§ Source material:
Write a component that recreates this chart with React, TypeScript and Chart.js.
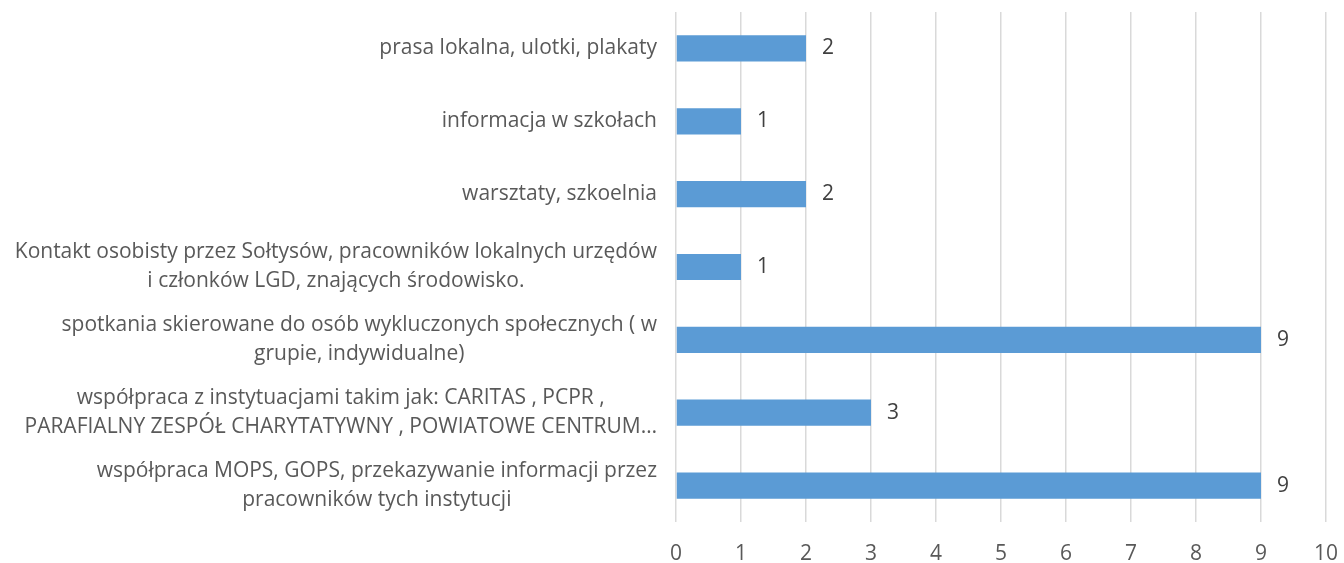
import React, { useEffect, useRef } from "react";
import { Chart, registerables } from "chart.js";

Chart.register(...registerables);

const categories: string[][] = [
  ["prasa lokalna, ulotki, plakaty"],
  ["informacja w szkołach"],
  ["warsztaty, szkoelnia"],
  ["Kontakt osobisty przez Sołtysów, pracowników lokalnych urzędów", "i członków LGD, znających środowisko."],
  ["spotkania skierowane do osób wykluczonych społecznych ( w", "grupie, indywidualne)"],
  ["współpraca z instytuacjami takim jak: CARITAS , PCPR ,", "PARAFIALNY ZESPÓŁ CHARYTATYWNY , POWIATOWE CENTRUM…"],
  ["współpraca MOPS, GOPS, przekazywanie informacji przez", "pracowników tych instytucji"],
];
const values: number[] = [2, 1, 2, 1, 9, 3, 9];
const xTicks: number[] = [0, 1, 2, 3, 4, 5, 6, 7, 8, 9, 10];

const FONT = "'Open Sans', 'Noto Sans', sans-serif";
const FONT_SIZE = 21;

const labelsPlugin = {
  id: "customLabels",
  afterDraw(chart: any) {
    const ctx = chart.ctx;
    const yScale = chart.scales.y;
    const meta = chart.getDatasetMeta(0);
    ctx.save();
    ctx.font = `${FONT_SIZE}px ${FONT}`;
    ctx.textBaseline = "middle";
    const rightEdge = chart.chartArea.left - 19;
    const lineH = 29;
    categories.forEach((lines, i) => {
      const cy = yScale.getPixelForValue(i);
      const widths = lines.map((l) => ctx.measureText(l).width);
      const bw = Math.max(...widths);
      const cx = rightEdge - bw / 2;
      ctx.fillStyle = "#595959";
      ctx.textAlign = "center";
      lines.forEach((l, j) => {
        const y = cy + (j - (lines.length - 1) / 2) * lineH;
        ctx.fillText(l, cx, y);
      });
    });
    ctx.fillStyle = "#404040";
    ctx.textAlign = "left";
    meta.data.forEach((bar: any, i: number) => {
      ctx.fillText(String(values[i]), bar.x + 16, bar.y);
    });
    ctx.restore();
  },
};

export default function App() {
  const ref = useRef<HTMLCanvasElement | null>(null);
  useEffect(() => {
    if (!ref.current) return;
    const chart = new Chart(ref.current, {
      type: "bar",
      data: {
        labels: categories.map((c) => c.join(" ")),
        datasets: [
          {
            data: values,
            backgroundColor: "#5b9bd5",
            borderWidth: 0,
            barPercentage: 0.36,
            categoryPercentage: 1,
          },
        ],
      },
      options: {
        indexAxis: "y",
        animation: false,
        responsive: false,
        maintainAspectRatio: false,
        layout: { padding: { left: 676, right: 18, top: 12, bottom: 0 } },
        plugins: { legend: { display: false }, tooltip: { enabled: false } },
        scales: {
          x: {
            min: 0,
            max: 10,
            afterBuildTicks: (scale: any) => {
              scale.ticks = xTicks.map((v) => ({ value: v }));
            },
            afterFit: (scale: any) => {
              scale.paddingLeft = 0;
              scale.paddingRight = 0;
              scale.paddingTop = 0;
              scale.paddingBottom = 0;
              scale.height = 41;
            },
            grid: { color: "#d9d9d9", lineWidth: 1.5, drawTicks: false },
            border: { display: false },
            ticks: {
              color: "#595959",
              font: { family: FONT, size: FONT_SIZE },
              padding: 19,
            },
          },
          y: {
            display: false,
            offset: true,
          },
        },
      },
      plugins: [labelsPlugin],
    });
    return () => chart.destroy();
  }, []);
  return (
    <div style={{ position: "fixed", left: 0, top: 0, width: 1344, height: 563 }}>
      <canvas ref={ref} width={1344} height={563} style={{ display: "block" }} />
    </div>
  );
}
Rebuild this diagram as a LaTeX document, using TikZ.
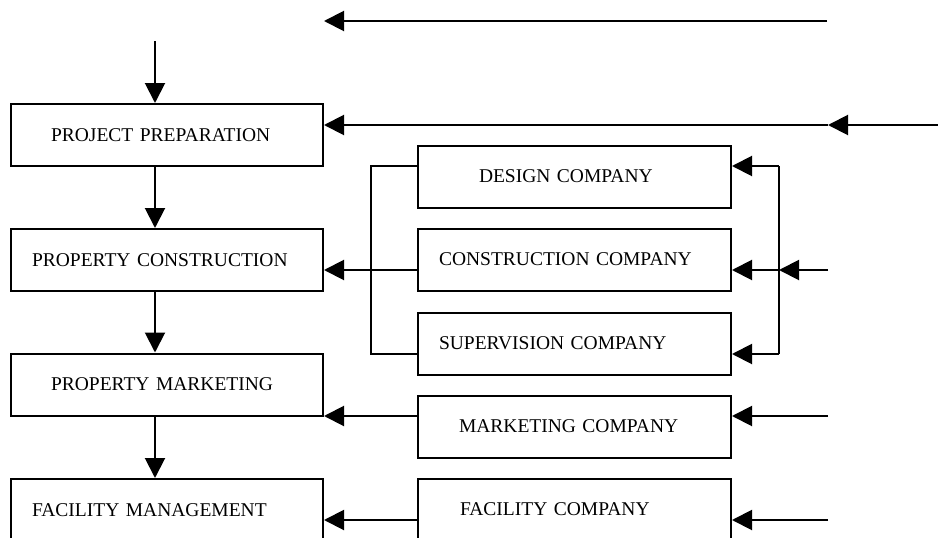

§ What to produce:
Restate word for word every line from the top of the entries above to the line with "Chart.register(...registerables);", inclusive, and skip any pictures.

§ Response for this exercise:
Write a component that recreates this chart with React, TypeScript and Chart.js.
import React, { useEffect, useRef } from "react";
import { Chart, registerables } from "chart.js";

Chart.register(...registerables);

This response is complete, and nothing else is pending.